- TASK DETAILS: Look for the word "matplotlib" in the entries below, then copy every line that has it.
___ SUPPLIED ENTRIES
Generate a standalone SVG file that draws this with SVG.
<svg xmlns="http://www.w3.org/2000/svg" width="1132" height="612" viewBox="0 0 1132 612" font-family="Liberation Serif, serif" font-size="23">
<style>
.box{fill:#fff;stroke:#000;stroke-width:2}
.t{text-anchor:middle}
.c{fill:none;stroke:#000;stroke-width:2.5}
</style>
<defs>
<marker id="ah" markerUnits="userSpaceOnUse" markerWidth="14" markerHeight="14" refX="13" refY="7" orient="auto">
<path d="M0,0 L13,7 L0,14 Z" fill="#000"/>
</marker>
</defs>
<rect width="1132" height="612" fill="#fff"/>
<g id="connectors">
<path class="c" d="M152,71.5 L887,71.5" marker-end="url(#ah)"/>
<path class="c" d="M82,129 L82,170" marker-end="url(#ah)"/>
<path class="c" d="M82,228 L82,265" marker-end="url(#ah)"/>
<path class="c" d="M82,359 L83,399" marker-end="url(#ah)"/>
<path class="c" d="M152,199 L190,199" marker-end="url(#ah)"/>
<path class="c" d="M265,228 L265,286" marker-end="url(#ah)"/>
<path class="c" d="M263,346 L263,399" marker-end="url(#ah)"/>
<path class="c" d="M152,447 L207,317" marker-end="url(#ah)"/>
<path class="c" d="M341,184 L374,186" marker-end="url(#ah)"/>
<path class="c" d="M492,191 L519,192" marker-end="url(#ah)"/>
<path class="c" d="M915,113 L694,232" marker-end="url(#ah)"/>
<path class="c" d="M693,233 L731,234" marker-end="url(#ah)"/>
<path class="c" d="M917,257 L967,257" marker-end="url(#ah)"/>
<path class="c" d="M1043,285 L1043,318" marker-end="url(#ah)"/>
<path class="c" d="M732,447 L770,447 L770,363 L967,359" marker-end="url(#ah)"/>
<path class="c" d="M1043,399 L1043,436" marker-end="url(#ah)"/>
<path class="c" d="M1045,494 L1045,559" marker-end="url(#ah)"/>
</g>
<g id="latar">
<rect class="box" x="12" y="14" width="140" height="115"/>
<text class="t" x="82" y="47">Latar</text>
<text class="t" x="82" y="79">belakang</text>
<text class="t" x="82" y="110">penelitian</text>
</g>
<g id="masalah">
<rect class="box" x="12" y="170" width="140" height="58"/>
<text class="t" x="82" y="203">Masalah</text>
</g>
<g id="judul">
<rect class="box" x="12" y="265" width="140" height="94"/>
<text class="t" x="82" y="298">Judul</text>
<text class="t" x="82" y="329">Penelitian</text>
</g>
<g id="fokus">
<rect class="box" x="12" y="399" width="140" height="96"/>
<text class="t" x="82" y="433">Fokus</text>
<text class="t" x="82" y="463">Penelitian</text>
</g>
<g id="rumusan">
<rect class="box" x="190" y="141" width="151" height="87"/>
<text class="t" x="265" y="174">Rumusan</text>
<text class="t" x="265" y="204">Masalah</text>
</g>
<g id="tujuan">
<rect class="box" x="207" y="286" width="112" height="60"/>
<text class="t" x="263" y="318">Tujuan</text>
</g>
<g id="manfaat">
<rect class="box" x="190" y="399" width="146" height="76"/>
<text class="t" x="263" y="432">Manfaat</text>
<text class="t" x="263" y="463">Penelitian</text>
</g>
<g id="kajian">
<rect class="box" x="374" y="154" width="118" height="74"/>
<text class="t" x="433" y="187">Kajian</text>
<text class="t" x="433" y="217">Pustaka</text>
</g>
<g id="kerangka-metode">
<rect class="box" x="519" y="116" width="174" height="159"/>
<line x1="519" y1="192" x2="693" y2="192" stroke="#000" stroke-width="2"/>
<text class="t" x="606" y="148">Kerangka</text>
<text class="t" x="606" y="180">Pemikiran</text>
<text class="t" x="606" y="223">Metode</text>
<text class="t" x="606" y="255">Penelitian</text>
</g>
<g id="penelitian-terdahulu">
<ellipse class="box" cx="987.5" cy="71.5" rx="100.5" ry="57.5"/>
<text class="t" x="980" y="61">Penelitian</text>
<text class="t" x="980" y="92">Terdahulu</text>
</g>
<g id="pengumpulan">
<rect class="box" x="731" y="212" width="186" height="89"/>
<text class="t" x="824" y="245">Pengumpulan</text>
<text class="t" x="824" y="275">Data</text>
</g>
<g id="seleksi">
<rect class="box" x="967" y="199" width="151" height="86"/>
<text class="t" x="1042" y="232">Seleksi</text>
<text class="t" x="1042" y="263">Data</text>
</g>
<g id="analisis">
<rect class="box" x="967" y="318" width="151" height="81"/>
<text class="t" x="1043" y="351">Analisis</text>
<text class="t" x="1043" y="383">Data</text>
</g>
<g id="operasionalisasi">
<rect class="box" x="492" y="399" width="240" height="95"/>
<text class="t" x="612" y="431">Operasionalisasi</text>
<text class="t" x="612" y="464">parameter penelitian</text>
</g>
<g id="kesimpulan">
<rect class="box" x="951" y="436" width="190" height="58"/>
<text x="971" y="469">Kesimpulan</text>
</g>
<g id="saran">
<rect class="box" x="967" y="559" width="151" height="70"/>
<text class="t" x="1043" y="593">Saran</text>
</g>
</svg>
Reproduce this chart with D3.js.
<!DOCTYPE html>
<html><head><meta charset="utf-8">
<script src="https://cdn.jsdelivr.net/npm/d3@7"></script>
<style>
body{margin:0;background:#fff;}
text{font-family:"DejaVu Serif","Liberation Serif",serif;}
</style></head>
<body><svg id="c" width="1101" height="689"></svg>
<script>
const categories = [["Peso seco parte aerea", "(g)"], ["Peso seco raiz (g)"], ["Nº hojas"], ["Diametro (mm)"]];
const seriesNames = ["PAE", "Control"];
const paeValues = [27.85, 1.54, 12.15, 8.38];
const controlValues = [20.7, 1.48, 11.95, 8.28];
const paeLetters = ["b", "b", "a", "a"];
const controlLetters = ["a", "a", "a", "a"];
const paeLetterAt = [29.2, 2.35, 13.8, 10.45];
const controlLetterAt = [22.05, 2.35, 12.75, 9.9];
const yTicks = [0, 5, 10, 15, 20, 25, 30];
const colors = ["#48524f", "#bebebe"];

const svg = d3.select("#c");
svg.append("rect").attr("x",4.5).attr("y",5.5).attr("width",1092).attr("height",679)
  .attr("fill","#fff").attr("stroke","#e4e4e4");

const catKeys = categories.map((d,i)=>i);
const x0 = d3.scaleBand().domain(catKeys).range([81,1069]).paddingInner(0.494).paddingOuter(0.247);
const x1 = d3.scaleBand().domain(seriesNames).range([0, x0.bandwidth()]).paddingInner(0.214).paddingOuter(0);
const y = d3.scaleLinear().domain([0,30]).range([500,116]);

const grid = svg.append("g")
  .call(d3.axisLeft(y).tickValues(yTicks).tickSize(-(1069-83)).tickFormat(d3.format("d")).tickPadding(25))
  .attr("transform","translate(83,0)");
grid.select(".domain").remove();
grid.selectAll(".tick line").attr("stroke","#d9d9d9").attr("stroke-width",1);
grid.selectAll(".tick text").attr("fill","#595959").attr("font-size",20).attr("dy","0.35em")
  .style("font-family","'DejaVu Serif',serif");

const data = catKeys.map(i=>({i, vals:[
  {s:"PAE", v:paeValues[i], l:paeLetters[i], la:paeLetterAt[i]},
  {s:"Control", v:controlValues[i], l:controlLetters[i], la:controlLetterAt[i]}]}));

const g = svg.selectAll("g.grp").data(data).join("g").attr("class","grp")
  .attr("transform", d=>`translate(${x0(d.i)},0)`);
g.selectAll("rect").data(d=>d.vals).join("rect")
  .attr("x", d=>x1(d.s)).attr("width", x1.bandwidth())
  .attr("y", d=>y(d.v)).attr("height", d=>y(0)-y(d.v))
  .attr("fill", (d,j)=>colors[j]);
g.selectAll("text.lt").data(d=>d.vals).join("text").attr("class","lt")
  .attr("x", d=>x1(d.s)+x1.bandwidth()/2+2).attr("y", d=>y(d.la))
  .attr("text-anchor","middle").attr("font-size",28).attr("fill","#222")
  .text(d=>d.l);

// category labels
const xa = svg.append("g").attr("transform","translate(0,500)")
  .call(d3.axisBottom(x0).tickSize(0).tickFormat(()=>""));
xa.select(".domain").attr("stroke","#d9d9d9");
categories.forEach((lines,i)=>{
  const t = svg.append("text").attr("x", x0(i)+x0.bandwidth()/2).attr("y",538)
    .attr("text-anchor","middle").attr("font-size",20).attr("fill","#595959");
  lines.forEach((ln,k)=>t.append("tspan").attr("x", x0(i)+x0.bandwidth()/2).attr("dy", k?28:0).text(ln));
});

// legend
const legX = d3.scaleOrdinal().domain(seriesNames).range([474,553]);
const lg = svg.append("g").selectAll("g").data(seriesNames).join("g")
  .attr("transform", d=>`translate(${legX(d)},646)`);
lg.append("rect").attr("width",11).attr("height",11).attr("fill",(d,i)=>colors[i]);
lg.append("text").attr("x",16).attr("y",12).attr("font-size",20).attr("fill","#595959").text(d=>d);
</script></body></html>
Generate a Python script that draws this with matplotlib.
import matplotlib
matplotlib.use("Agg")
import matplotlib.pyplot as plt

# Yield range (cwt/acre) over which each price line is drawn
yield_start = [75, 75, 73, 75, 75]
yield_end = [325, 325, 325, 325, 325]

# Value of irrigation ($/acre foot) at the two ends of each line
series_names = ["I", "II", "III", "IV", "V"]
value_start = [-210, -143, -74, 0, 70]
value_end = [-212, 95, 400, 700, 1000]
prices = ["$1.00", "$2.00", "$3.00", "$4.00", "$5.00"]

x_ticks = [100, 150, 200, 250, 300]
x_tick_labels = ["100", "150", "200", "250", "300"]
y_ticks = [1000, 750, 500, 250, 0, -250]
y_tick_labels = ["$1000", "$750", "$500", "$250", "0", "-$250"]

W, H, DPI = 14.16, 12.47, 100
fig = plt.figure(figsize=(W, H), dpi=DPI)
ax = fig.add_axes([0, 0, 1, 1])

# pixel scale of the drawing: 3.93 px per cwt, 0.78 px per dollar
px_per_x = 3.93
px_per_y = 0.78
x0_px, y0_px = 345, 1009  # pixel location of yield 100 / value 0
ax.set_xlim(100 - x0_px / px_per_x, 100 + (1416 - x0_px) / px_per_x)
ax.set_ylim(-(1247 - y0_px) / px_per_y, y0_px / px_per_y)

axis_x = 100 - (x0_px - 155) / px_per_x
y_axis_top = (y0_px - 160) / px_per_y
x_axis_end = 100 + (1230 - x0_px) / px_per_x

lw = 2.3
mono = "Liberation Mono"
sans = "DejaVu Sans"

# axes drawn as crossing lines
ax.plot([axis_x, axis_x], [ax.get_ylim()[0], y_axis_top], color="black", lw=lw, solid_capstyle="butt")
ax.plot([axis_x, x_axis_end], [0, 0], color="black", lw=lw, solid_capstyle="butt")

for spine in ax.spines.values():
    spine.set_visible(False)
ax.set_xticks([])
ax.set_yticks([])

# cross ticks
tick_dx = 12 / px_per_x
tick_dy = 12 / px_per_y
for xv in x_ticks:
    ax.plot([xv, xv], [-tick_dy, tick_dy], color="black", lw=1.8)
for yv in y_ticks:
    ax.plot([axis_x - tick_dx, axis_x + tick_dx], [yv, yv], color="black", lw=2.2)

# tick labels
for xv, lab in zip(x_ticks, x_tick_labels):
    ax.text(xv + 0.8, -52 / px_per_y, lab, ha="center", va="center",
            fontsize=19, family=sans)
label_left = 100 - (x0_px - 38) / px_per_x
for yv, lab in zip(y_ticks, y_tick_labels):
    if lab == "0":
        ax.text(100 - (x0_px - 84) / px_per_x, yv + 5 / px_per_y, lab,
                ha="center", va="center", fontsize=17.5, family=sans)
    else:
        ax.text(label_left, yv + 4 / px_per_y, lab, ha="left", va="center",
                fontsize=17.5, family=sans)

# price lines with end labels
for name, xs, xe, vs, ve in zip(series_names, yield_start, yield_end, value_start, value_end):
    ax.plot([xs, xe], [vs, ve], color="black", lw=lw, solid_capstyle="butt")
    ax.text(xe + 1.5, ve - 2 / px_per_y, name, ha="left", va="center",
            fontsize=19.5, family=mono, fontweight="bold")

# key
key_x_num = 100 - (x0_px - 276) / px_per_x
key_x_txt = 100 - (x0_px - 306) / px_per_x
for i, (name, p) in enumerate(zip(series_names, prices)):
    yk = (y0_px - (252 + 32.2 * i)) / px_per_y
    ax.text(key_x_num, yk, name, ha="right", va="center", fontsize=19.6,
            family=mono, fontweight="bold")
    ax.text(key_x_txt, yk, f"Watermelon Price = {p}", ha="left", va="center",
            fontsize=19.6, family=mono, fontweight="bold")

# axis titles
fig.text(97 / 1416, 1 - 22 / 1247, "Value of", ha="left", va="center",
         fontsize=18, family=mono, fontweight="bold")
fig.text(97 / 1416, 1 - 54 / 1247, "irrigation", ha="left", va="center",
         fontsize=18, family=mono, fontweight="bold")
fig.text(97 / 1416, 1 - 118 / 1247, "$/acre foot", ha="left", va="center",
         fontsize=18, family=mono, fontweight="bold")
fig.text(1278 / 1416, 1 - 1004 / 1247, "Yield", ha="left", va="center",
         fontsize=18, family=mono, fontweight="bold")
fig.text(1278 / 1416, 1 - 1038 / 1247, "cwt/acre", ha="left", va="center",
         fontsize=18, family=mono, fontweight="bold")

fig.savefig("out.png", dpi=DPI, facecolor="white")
______
- WRITTEN ANSWER:
Generate a Python script that draws this with matplotlib.
import matplotlib
matplotlib.use("Agg")
import matplotlib.pyplot as plt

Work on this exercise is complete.